Instructions to follow: Output the first line of the listing and each line after it, up to and including the line that contains "from matplotlib.path import Path", exactly as written, minus the pictures.

Collected data:
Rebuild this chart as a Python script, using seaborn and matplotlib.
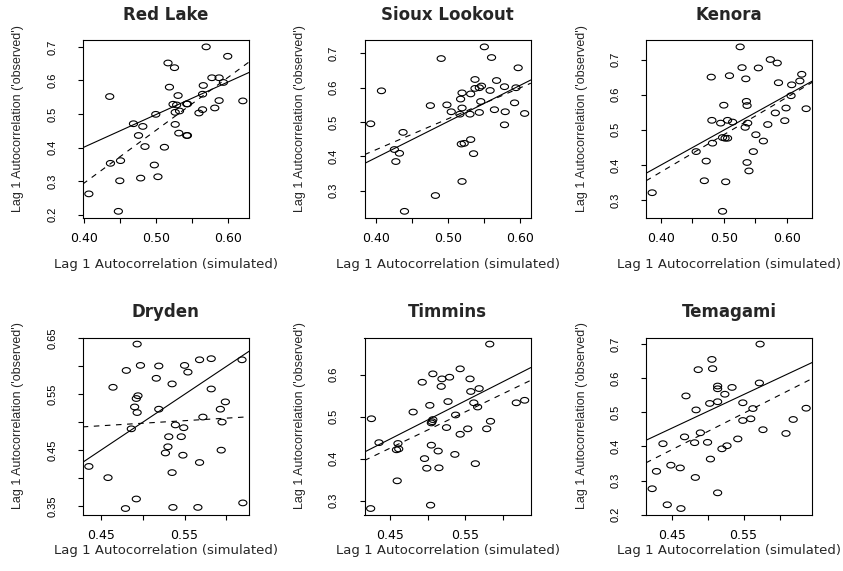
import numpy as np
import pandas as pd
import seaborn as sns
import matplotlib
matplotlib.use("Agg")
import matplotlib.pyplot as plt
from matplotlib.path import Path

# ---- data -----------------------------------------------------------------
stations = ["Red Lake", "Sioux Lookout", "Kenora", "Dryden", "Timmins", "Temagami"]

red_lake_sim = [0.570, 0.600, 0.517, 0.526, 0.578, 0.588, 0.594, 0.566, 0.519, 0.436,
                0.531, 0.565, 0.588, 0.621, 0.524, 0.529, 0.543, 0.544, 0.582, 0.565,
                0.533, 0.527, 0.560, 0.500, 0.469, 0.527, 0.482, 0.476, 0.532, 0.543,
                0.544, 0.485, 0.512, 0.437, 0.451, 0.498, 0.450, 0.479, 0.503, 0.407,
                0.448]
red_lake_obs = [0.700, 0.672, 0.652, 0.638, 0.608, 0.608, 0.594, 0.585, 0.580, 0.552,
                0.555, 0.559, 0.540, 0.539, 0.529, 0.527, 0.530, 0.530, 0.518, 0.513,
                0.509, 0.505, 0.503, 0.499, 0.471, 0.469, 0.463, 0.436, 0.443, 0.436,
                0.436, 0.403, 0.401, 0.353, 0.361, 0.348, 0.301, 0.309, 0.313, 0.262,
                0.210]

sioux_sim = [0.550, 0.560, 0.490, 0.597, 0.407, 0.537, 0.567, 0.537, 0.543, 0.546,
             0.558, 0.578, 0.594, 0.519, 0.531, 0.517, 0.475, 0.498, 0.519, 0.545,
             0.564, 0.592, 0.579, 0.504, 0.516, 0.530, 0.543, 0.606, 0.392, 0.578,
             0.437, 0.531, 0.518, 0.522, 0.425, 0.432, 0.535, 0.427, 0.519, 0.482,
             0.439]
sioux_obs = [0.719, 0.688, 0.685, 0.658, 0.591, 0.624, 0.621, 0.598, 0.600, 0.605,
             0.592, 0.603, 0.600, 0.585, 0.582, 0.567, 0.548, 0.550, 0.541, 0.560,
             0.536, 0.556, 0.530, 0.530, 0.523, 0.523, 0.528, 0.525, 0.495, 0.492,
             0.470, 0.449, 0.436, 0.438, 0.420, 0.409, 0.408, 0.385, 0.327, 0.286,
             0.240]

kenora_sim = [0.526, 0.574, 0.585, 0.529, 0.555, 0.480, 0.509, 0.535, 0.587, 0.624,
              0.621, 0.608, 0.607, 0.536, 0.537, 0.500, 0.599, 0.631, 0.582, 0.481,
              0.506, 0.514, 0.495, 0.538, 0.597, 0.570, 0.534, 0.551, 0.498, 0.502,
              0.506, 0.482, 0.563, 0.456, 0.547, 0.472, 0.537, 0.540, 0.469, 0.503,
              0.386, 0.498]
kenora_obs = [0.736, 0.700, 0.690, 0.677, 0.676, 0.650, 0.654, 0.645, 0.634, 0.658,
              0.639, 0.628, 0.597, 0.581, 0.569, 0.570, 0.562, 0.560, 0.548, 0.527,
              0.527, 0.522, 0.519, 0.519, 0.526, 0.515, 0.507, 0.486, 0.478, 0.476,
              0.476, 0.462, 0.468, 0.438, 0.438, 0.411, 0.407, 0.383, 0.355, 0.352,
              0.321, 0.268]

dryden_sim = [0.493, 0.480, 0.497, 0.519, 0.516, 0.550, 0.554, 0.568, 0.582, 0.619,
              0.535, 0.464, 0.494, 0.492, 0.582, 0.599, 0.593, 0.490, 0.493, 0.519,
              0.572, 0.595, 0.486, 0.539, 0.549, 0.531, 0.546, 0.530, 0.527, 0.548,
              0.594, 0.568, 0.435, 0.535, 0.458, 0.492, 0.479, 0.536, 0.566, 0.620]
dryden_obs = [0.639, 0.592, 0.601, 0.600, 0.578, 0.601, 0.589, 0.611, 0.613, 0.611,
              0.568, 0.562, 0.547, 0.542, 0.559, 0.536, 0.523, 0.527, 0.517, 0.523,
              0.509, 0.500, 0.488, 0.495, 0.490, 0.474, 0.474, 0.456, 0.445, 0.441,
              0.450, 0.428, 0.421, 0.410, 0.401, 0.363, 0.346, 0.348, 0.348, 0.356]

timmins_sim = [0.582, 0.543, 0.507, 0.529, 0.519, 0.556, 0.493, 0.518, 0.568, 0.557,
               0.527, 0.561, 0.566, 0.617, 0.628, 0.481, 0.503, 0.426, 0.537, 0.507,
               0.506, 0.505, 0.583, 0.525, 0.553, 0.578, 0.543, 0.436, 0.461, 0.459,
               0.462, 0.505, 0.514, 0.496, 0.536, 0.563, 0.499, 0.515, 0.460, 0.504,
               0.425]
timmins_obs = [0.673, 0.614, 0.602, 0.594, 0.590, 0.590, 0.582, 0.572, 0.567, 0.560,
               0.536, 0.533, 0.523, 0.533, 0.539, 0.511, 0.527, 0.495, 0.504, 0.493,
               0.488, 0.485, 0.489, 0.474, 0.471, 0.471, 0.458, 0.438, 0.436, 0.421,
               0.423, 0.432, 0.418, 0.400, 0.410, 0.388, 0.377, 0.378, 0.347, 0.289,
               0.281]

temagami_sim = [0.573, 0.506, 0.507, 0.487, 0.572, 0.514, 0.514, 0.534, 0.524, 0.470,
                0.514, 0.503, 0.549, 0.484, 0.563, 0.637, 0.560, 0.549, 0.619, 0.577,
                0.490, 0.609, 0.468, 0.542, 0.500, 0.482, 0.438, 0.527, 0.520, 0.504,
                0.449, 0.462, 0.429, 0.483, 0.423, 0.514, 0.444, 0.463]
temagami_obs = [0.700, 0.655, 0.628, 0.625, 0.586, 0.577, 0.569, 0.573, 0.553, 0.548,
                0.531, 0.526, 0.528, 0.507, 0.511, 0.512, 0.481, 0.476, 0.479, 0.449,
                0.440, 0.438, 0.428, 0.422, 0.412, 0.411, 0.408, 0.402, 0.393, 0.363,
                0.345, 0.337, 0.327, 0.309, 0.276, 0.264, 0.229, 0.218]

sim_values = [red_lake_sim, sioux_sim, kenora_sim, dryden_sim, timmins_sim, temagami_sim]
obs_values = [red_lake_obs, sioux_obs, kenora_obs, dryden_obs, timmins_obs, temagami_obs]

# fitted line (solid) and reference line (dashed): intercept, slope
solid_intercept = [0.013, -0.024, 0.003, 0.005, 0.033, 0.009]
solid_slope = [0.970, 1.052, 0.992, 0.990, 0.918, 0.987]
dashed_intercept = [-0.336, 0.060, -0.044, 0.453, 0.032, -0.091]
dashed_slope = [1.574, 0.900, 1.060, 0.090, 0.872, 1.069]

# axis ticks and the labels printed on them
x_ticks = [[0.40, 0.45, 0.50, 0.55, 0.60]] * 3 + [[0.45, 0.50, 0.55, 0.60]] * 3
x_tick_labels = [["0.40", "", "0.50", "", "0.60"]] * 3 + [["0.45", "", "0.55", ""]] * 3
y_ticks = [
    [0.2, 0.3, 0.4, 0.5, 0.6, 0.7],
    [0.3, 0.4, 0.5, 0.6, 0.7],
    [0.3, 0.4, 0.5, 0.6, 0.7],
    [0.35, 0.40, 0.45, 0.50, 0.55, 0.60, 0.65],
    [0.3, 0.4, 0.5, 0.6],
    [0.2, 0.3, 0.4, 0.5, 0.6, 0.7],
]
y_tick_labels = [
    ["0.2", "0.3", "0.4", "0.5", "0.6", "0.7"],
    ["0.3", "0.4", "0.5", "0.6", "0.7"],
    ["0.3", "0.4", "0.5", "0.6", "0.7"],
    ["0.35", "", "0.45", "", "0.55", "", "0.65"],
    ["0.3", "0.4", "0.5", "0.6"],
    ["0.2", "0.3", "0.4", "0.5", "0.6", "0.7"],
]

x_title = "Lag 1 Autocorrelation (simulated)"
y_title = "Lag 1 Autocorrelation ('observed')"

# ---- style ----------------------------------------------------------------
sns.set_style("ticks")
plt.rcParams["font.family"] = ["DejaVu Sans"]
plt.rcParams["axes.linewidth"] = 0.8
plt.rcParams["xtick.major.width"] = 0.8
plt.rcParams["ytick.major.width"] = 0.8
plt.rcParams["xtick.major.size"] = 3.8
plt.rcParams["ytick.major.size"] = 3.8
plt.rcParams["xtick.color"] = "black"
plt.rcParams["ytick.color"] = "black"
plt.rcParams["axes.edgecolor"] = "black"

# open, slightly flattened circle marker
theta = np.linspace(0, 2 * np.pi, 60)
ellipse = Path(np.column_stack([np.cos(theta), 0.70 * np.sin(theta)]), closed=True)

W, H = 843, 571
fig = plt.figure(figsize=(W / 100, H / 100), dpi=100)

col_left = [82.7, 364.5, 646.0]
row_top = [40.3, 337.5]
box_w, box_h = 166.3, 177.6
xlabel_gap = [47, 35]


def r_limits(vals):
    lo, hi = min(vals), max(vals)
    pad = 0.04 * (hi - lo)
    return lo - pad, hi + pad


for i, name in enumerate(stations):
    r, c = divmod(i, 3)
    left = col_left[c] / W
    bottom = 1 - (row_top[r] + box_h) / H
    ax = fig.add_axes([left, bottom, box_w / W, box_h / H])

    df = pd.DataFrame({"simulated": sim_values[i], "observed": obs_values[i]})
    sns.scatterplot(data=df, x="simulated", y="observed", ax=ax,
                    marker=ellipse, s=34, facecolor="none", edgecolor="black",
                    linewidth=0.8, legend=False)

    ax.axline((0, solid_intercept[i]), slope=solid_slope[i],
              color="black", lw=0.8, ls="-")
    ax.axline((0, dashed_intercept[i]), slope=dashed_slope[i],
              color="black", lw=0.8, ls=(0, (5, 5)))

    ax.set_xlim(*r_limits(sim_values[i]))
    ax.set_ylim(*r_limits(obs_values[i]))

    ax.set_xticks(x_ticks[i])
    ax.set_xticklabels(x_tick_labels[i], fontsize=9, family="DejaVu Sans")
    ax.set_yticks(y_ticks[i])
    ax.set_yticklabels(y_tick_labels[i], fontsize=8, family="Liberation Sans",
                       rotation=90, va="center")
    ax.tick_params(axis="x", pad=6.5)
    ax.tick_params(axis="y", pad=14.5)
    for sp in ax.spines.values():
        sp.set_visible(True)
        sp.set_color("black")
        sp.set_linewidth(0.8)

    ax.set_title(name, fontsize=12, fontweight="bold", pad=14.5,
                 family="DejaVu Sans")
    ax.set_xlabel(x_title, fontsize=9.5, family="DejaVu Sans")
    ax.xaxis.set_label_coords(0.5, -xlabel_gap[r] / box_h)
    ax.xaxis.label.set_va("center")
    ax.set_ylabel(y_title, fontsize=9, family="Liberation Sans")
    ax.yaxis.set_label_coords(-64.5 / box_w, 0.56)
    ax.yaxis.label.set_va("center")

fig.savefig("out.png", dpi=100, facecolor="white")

Output of the exercise:
Rebuild this chart as a Python script, using seaborn and matplotlib.
import numpy as np
import pandas as pd
import seaborn as sns
import matplotlib
matplotlib.use("Agg")
import matplotlib.pyplot as plt
from matplotlib.path import Path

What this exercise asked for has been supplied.